The continuing dialogue concerning economic policy coordination between the European Union and the member states has resulted in a spate of country by country Council opinions, freshly published in the Official Journal of the European Union (OJEU).
The opinions we have not mentioned this far concern Estonia, France, Germany, Hungary, Ireland, Italy, Latvia, Belgium, Lithuania, Luxembourg, Poland, Malta, Portugal, Romania, Slovakia and Slovenia.
Council Regulation 1466/97
The procedure is laid down in:
COUNCIL REGULATION (EC) No 1466/97 of 7 July 1997 on the strengthening of the surveillance of budgetary positions and the surveillance and coordination of economic policies; link to the consolidated version of 27 July 2005.
Council Regulation 1466/97 sets out the rules covering the content, the submission, the examination and the monitoring of stability programmes and convergence programmes as part of multilateral surveillance by the Council so as to prevent, at an early stage, the occurrence of excessive general government deficits and to promote the surveillance and coordination of economic policies (Article 1).
Each participating (eurozone) state submits a stability programme (Article 3).
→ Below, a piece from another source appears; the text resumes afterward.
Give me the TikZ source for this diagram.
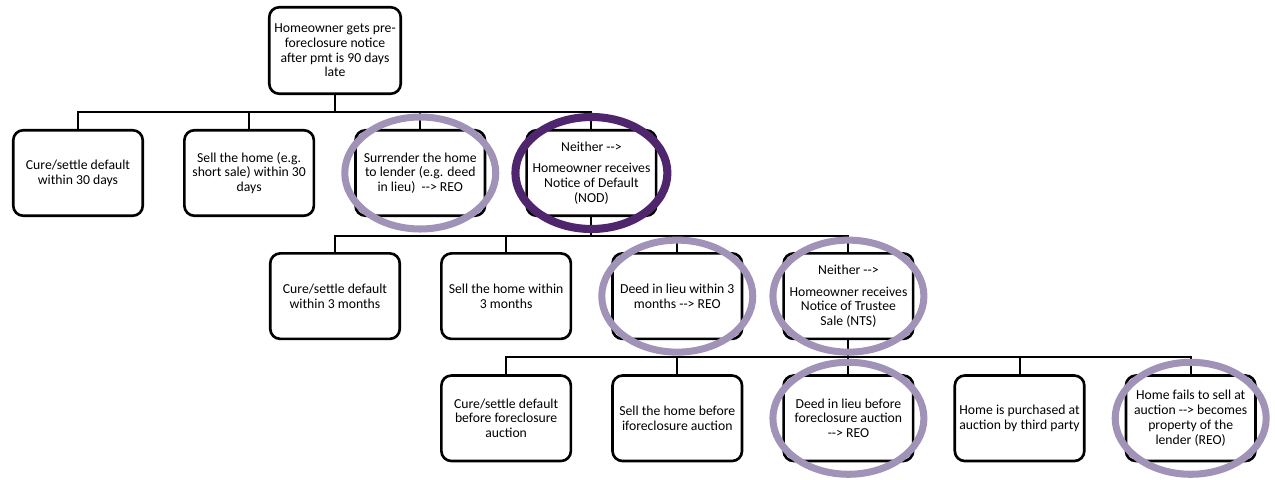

There are now 16 euro area member states, which at some point reached the third stage of economic and monetary union (EMU), and the Commission has proposed that Estonia should be allowed to introduce the euro currency from 1 January 2011.
Each non-participating state (which has not adopted the euro) submits a convergence programme (Article 7). Of the 11 member states outside the eurozone, nine have an obligation to join and two have opted out (Denmark and the UK), leaving the door open for later changeover.
According to Article 5(3) the updated stability programmes are examined by the Economic and Financial Committee on the basis of assessments by the Commission and, if necessary, by the Council.
The corresponding provision for convergence programmes is Article 9(3).
Useful?
Individual stability and convergence programmes and opinions are hardly the best way to form a picture of the state of the economy or public finances in the eurozone or the European Union as a whole, although each country plays its part.
The main addressees are the national governments and parliaments in their work to devise economic policy, launch growth-enhancing reforms and guard against excessive deficits.
However, for a wider public (businesses, media and citizens) it is worthwhile to study the outside opinion offered by the EU, because it assesses the challenges in store and the strengths and weaknesses of government action this far.
In many cases government medium-term projections are virtuous, but they may be optimistic. In most instances the governments have not announced the needed reform policies or the corrective measures, such as savings or tax increases, beyond the immediate future.
The propaganda war in domestic politics is not always the best guide to the real issues, so it is worth the time and effort to check a second opinion from a fairly objective source, such as the EU or the OECD.